*Directions*
Print out the material that follows word for word.

*Source data*

▼▼▼

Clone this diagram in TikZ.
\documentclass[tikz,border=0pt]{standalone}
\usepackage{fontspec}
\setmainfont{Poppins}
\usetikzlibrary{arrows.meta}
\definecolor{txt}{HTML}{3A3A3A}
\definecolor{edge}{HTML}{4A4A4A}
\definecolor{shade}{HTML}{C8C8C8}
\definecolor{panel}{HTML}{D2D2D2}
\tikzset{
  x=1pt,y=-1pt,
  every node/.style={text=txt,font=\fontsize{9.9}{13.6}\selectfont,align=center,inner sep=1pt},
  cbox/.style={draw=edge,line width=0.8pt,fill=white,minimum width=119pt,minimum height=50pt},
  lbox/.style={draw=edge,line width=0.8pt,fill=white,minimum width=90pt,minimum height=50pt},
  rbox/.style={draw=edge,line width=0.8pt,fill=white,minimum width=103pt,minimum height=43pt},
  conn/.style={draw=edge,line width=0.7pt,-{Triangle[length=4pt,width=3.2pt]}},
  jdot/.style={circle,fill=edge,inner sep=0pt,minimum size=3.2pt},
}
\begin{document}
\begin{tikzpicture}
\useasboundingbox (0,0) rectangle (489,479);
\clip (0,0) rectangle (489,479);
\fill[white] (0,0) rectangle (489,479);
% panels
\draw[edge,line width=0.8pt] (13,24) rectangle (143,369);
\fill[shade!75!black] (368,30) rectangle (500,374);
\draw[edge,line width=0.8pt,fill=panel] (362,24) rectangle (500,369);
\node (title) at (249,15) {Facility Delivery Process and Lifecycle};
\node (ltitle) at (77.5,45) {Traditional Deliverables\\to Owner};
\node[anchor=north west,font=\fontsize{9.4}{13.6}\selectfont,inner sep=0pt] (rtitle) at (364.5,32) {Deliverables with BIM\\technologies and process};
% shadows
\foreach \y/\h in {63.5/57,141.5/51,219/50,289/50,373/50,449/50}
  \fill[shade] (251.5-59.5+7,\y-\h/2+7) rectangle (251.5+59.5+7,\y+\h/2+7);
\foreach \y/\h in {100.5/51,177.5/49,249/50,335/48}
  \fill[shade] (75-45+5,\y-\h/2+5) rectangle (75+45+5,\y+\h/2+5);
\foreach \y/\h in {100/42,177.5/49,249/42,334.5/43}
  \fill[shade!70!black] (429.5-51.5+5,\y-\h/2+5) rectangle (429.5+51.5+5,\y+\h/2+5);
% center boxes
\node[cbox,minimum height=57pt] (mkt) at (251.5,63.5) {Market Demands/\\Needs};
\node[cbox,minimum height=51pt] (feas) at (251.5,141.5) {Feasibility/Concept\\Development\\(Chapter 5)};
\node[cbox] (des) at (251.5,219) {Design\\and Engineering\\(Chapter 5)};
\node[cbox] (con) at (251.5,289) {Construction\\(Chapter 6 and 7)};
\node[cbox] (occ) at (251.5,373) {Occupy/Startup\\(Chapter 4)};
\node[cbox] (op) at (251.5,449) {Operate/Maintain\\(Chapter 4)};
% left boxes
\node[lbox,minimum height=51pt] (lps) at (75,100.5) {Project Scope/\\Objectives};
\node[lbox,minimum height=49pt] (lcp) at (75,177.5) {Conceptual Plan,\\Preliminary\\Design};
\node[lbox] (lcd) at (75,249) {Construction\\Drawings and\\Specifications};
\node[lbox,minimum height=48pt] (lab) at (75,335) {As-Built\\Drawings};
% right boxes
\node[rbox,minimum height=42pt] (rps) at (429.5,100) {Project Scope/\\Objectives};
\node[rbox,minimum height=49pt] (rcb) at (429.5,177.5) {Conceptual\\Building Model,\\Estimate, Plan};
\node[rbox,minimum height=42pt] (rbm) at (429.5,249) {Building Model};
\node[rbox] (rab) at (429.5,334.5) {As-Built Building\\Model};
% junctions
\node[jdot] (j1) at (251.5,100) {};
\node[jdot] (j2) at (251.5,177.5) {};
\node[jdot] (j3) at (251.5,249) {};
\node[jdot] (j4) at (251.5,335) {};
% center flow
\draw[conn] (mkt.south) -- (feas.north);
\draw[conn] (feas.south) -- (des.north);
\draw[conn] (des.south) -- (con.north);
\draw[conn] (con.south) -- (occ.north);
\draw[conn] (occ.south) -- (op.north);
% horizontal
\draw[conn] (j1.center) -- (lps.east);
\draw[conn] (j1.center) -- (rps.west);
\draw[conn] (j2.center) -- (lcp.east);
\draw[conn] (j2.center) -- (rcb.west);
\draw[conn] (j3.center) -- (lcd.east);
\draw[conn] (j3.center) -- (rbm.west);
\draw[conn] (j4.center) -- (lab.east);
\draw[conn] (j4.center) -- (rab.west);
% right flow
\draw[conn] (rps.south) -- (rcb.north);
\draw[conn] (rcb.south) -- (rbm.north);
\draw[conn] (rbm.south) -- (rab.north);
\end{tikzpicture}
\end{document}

▲▲▲

*The answer*
Clone this diagram in TikZ.
\documentclass[tikz,border=0pt]{standalone}
\usepackage{fontspec}
\setmainfont{Poppins}
\usetikzlibrary{arrows.meta}
\definecolor{txt}{HTML}{3A3A3A}
\definecolor{edge}{HTML}{4A4A4A}
\definecolor{shade}{HTML}{C8C8C8}
\definecolor{panel}{HTML}{D2D2D2}
\tikzset{
  x=1pt,y=-1pt,
  every node/.style={text=txt,font=\fontsize{9.9}{13.6}\selectfont,align=center,inner sep=1pt},
  cbox/.style={draw=edge,line width=0.8pt,fill=white,minimum width=119pt,minimum height=50pt},
  lbox/.style={draw=edge,line width=0.8pt,fill=white,minimum width=90pt,minimum height=50pt},
  rbox/.style={draw=edge,line width=0.8pt,fill=white,minimum width=103pt,minimum height=43pt},
  conn/.style={draw=edge,line width=0.7pt,-{Triangle[length=4pt,width=3.2pt]}},
  jdot/.style={circle,fill=edge,inner sep=0pt,minimum size=3.2pt},
}
\begin{document}
\begin{tikzpicture}
\useasboundingbox (0,0) rectangle (489,479);
\clip (0,0) rectangle (489,479);
\fill[white] (0,0) rectangle (489,479);
% panels
\draw[edge,line width=0.8pt] (13,24) rectangle (143,369);
\fill[shade!75!black] (368,30) rectangle (500,374);
\draw[edge,line width=0.8pt,fill=panel] (362,24) rectangle (500,369);
\node (title) at (249,15) {Facility Delivery Process and Lifecycle};
\node (ltitle) at (77.5,45) {Traditional Deliverables\\to Owner};
\node[anchor=north west,font=\fontsize{9.4}{13.6}\selectfont,inner sep=0pt] (rtitle) at (364.5,32) {Deliverables with BIM\\technologies and process};
% shadows
\foreach \y/\h in {63.5/57,141.5/51,219/50,289/50,373/50,449/50}
  \fill[shade] (251.5-59.5+7,\y-\h/2+7) rectangle (251.5+59.5+7,\y+\h/2+7);
\foreach \y/\h in {100.5/51,177.5/49,249/50,335/48}
  \fill[shade] (75-45+5,\y-\h/2+5) rectangle (75+45+5,\y+\h/2+5);
\foreach \y/\h in {100/42,177.5/49,249/42,334.5/43}
  \fill[shade!70!black] (429.5-51.5+5,\y-\h/2+5) rectangle (429.5+51.5+5,\y+\h/2+5);
% center boxes
\node[cbox,minimum height=57pt] (mkt) at (251.5,63.5) {Market Demands/\\Needs};
\node[cbox,minimum height=51pt] (feas) at (251.5,141.5) {Feasibility/Concept\\Development\\(Chapter 5)};
\node[cbox] (des) at (251.5,219) {Design\\and Engineering\\(Chapter 5)};
\node[cbox] (con) at (251.5,289) {Construction\\(Chapter 6 and 7)};
\node[cbox] (occ) at (251.5,373) {Occupy/Startup\\(Chapter 4)};
\node[cbox] (op) at (251.5,449) {Operate/Maintain\\(Chapter 4)};
% left boxes
\node[lbox,minimum height=51pt] (lps) at (75,100.5) {Project Scope/\\Objectives};
\node[lbox,minimum height=49pt] (lcp) at (75,177.5) {Conceptual Plan,\\Preliminary\\Design};
\node[lbox] (lcd) at (75,249) {Construction\\Drawings and\\Specifications};
\node[lbox,minimum height=48pt] (lab) at (75,335) {As-Built\\Drawings};
% right boxes
\node[rbox,minimum height=42pt] (rps) at (429.5,100) {Project Scope/\\Objectives};
\node[rbox,minimum height=49pt] (rcb) at (429.5,177.5) {Conceptual\\Building Model,\\Estimate, Plan};
\node[rbox,minimum height=42pt] (rbm) at (429.5,249) {Building Model};
\node[rbox] (rab) at (429.5,334.5) {As-Built Building\\Model};
% junctions
\node[jdot] (j1) at (251.5,100) {};
\node[jdot] (j2) at (251.5,177.5) {};
\node[jdot] (j3) at (251.5,249) {};
\node[jdot] (j4) at (251.5,335) {};
% center flow
\draw[conn] (mkt.south) -- (feas.north);
\draw[conn] (feas.south) -- (des.north);
\draw[conn] (des.south) -- (con.north);
\draw[conn] (con.south) -- (occ.north);
\draw[conn] (occ.south) -- (op.north);
% horizontal
\draw[conn] (j1.center) -- (lps.east);
\draw[conn] (j1.center) -- (rps.west);
\draw[conn] (j2.center) -- (lcp.east);
\draw[conn] (j2.center) -- (rcb.west);
\draw[conn] (j3.center) -- (lcd.east);
\draw[conn] (j3.center) -- (rbm.west);
\draw[conn] (j4.center) -- (lab.east);
\draw[conn] (j4.center) -- (rab.west);
% right flow
\draw[conn] (rps.south) -- (rcb.north);
\draw[conn] (rcb.south) -- (rbm.north);
\draw[conn] (rbm.south) -- (rab.north);
\end{tikzpicture}
\end{document}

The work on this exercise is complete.